Deliver cloud by the yard
Ask what - and how much - your customers really need when it comes to cloud, says Rick Russ
IT leaders have to balance often-competing demands of delivering greater flexibility, availability and adaptability with the need to manage and drive down costs.
To that end, implementing a successful cloud strategy is becoming more prevalent, even among the SMB community, which is increasingly responsible for most UK economic activity.
Cloud computing in various forms has been around for some time. However, it was only two years ago that businesses began to realise the benefits of the approach. With the potential to deliver reduced operating costs, greater productivity and increased efficiency, cloud computing has become the central focus in every business' programme to increase efficiency.
If implemented properly, cloud not only produces cost savings but gives SMBs a huge strategic advantage: the opportunity to be on the same operating level as much larger enterprises.
For SMBs, however, in the current downturn building a successful cloud infrastructure begins with partnering with the right provider and making the right cloud architecture decision early on.
Large players such as Salesforce, Amazon Web Services (AWS) and Microsoft all offer IaaS to businesses, enabling them to purchase cloud capacity through their platforms.
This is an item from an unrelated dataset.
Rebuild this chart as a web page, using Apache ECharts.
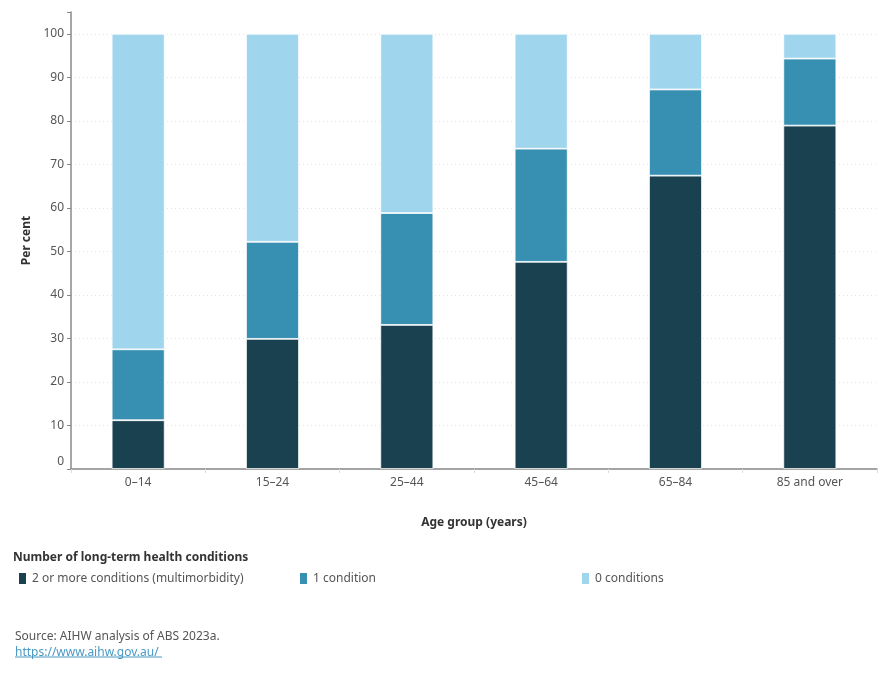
<!DOCTYPE html>
<html>
<head>
<meta charset="utf-8">
<script src="https://cdn.jsdelivr.net/npm/echarts@6/dist/echarts.min.js"></script>
<style>
    html, body { margin: 0; padding: 0; background: #fff; }
    #main { width: 890px; height: 700px; }
</style>
</head>
<body>
<div id="main"></div>
<script>
var ageGroups = ['0\u201314', '15\u201324', '25\u201344', '45\u201364', '65\u201384', '85 and over'];
var twoOrMore = [11.2, 29.9, 33.1, 47.6, 67.4, 78.9];
var oneCondition = [16.3, 22.3, 25.7, 26.0, 19.8, 15.4];
var zeroConditions = [72.5, 47.8, 41.2, 26.4, 12.8, 5.7];
var seriesNames = ['2 or more conditions (multimorbidity)', '1 condition', '0 conditions'];
var seriesColors = ['#1a4150', '#3790b2', '#a0d5ee'];

(function () {
    var chart = echarts.init(document.getElementById('main'));
    var font = "'Noto Sans', sans-serif";
    var allData = [twoOrMore, oneCondition, zeroConditions];

    var series = seriesNames.map(function (name, i) {
        return {
            name: name,
            type: 'bar',
            stack: 'total',
            barWidth: 53,
            itemStyle: {
                color: seriesColors[i],
                borderColor: '#fff',
                borderWidth: 0.8
            },
            data: allData[i]
        };
    });

    var legendLefts = [12, 293, 575];
    var legends = seriesNames.map(function (name, i) {
        return {
            data: [name],
            left: legendLefts[i],
            top: 566,
            itemWidth: 9,
            itemHeight: 13,
            itemGap: 8,
            icon: 'rect',
            selectedMode: false,
            textStyle: { color: '#555', fontSize: 12, fontFamily: font }
        };
    });

    // hide gridline at the 105 tick (top of axis)
    var gridColors = [];
    for (var k = 0; k < 11; k++) gridColors.push('#e4e4e4');
    gridColors.push('rgba(0,0,0,0)');

    var option = {
        backgroundColor: '#fff',
        animation: false,
        title: [
            {
                text: 'Number of long-term health conditions',
                left: 8, top: 547,
                textStyle: { fontSize: 12, fontWeight: 'bold', color: '#333', fontFamily: font }
            },
            {
                text: 'Source: AIHW analysis of ABS 2023a.',
                left: 10, top: 626,
                textStyle: { fontSize: 12, fontWeight: 'normal', color: '#555', fontFamily: font }
            },
            {
                text: 'https://www.aihw.gov.au/',
                left: 10, top: 642,
                textStyle: { fontSize: 12, fontWeight: 'normal', color: '#4a9ac4', fontFamily: font }
            }
        ],
        graphic: [{
            type: 'line',
            shape: { x1: 15, y1: 657, x2: 162, y2: 657 },
            style: { stroke: '#4a9ac4', lineWidth: 1 }
        }],
        legend: legends,
        grid: { left: 71, right: 13, top: 12, bottom: 231 },
        xAxis: {
            type: 'category',
            data: ageGroups,
            name: 'Age group (years)',
            nameLocation: 'middle',
            nameGap: 48,
            nameTextStyle: { fontSize: 12, fontWeight: 'bold', color: '#333', fontFamily: font },
            axisLine: { lineStyle: { color: '#888', width: 1.5 } },
            axisTick: { show: true, length: 4, lineStyle: { color: '#ddd' } },
            axisLabel: { color: '#555', fontSize: 12, margin: 8, fontFamily: font }
        },
        yAxis: {
            type: 'value',
            min: 0,
            max: 105,
            interval: 10,
            name: 'Per cent',
            nameLocation: 'middle',
            nameGap: 34,
            nameRotate: 90,
            nameTextStyle: { fontSize: 12, fontWeight: 'bold', color: '#333', fontFamily: font },
            axisLine: { show: true, lineStyle: { color: '#888', width: 1.5 } },
            axisTick: { show: true, length: 4, lineStyle: { color: '#888' } },
            axisLabel: {
                color: '#555', fontSize: 12, margin: 7, fontFamily: font,
                formatter: function (v) {
                    if (v > 100) return '';
                    if (v === 0) return '{z|0}';
                    return v;
                },
                rich: {
                    z: { color: '#555', fontSize: 12, fontFamily: font, padding: [0, 0, 14, 0] }
                }
            },
            splitLine: { show: true, lineStyle: { type: [1, 3], color: gridColors } }
        },
        series: series
    };
    chart.setOption(option);
})();
</script>
</body>
</html>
This offers businesses the ability to run all their enterprise applications in the cloud, supporting a more flexible and potentially lower-cost IT infrastructure.
Unfortunately, such IaaS providers only offer one-size-fits-all offerings. These are not a realistic fit for an SMB, particularly when cashflow is king.
Having recognised that, selling fixed quantities of cloud can result in overcapacity problems for users. AWS recently launched a reserved instance marketplace, enabling its customers to resell unused cloud capacity.
SMBs should not have to spend their limited IT budget on cloud capacity that they may not consume, or devote precious resources to reselling spare capacity.
They do not need cloud services delivered by the tonne direct from IaaS vendors; they need to be able to buy it by the yard from the channel.
This means access to affordable cloud-hosting services complete with the infrastructure, support and management that has become available for its larger enterprise counterparts, but in a way that makes sense for them – as and when they need it.
Cloud hosting for SMBs too should be purchased according to strict SLAs that guarantee performance, reliability and scalability.
SMBs are the workhorses of the UK economy and form the sector expected to drive the UK out of recession. It is therefore vital that resellers and IaaS providers support SMBs, who will grow with them as a business in the forthcoming years, by delivering services that suit the SMB and not just the cloud vendors.